Bruner goes on to say that agapē doesn’t mean we love “the enemies’ character or deeds or teachings or anything else about them; we are asked only to love the enemies themselves.[2]

But I like this a lot: We should have “warm feelings, and not just steel wills.” Notice also he refers to “feeling God’s love” for problem people.

Did you catch that? God feels love for problem people—including sinners like you and me. Are we sometimes tempted to imagine that God’s love for us is a matter of “steel will” rather than affection? What does it mean that God not only loves us (as if that’s what God were supposed to do, however reluctantly), but that God also likes us?

I could benefit from telling myself, “God likes you, Brent, in spite of your sin, in spite of your failures, in spite of your weaknesses.”

What about you?

As for loving our enemies, here’s a possible rule of thumb: we are not loving our enemies sufficiently until we have warm feelings for them. These warm feelings may take a miracle on God’s part, but as Bruner says, God is good at miracles. Start with prayer.

1. Frederick Dale Bruner, The Christbook: Matthew 1-12, rev. ed. (Grand Rapids, MI: Eerdmans, 2004), 271-2.

2. Ibid., 272.

4 thoughts on “Loving our enemies means liking them, too”

  1. This is really a “hard saying”! Part of me says, “That’s right,” whereas part of me says, “That can’t be right!” I think of Jesus’ reaction to the people he encountered. He seemed to have “warm feelings” toward his disciples and others, but very little but contempt for many “religious leaders.” Of course, He is God, and we are not, so He has the prerogative to act towards those who reject Him as being “reprobates” towards God, whereas we have no such prerogative as to those who oppose or reject us. But as to us, what about the verse that says do good, “thereby heaping coals of fire on their heads”! It seems to me that there is something “conditional” about love–offer it to all, but, ultimately, if not accepted, withdrawn. “Offer your peace to whatever town you come to, but if they reject you, then let your peace return to you. Shake the dust off your feet as a testimony against them.” So, are we “required” to have “warm feelings” toward our enemies, or not? I guess I really don’t feel I have an “answer,” just “questions.”

    1. The “heaping burning coals on their heads” part may be painful, but it’s still good for them—it’s still love. I don’t like the language that we often use of “tough love”—as if we have different ways of loving, and this is one way that we choose. No, it isn’t “tough love,” it’s love: this is the loving thing to do in this situation; to do anything else would be unloving or less than fully loving.

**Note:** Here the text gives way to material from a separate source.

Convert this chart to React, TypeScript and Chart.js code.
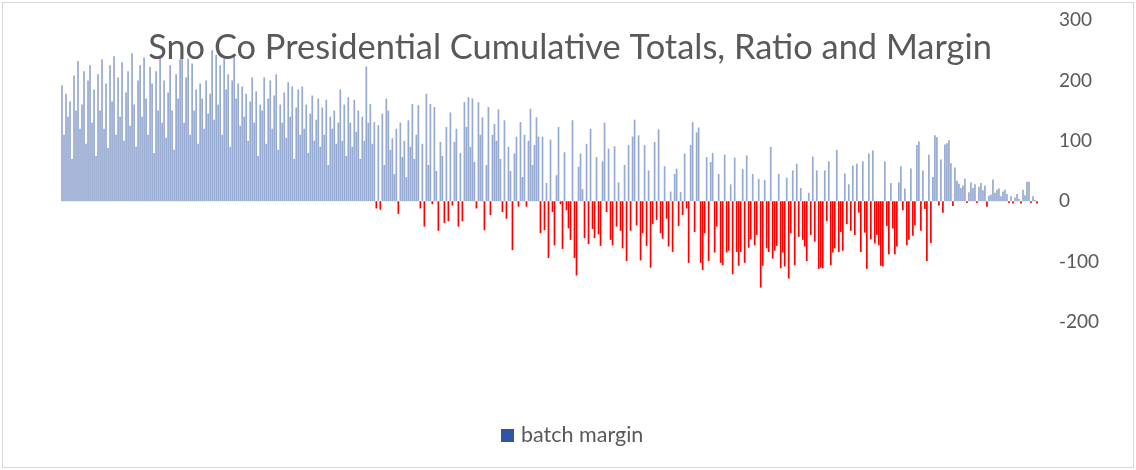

      1. Well, I have heard this idea of burning coals being something helpful, but that is not my reading of it (or of a lot of other people’s). I think the idea is rather similar to that of, the more light someone receives, the more their punishment will be if it is rebuffed. “For to whom much is given, much will be required.” “Few stripes versus many stripes.” “Woe to you, cities I have visited, for cities of the past would have repented if I had gone there.” “Shake off the dust from your feet as a testimony against them.” “Woe to you, Jerusalem, who killed the prophets that I sent.” Etc. In my opinion, love is conditional that way. Certainly (or, in my opinion, at least) God ceases to love those who ultimately reject the sacrifice of his Son and the wooing of his Spirit. That’s why they go to hell, “where there will be weeping and gnashing of teeth,” and “agony in these flames.” Much as God would rather their having repented when they had the opportunity to do so. “Turn, turn, for why will you die, oh house of Israel.” Ezekiel 33.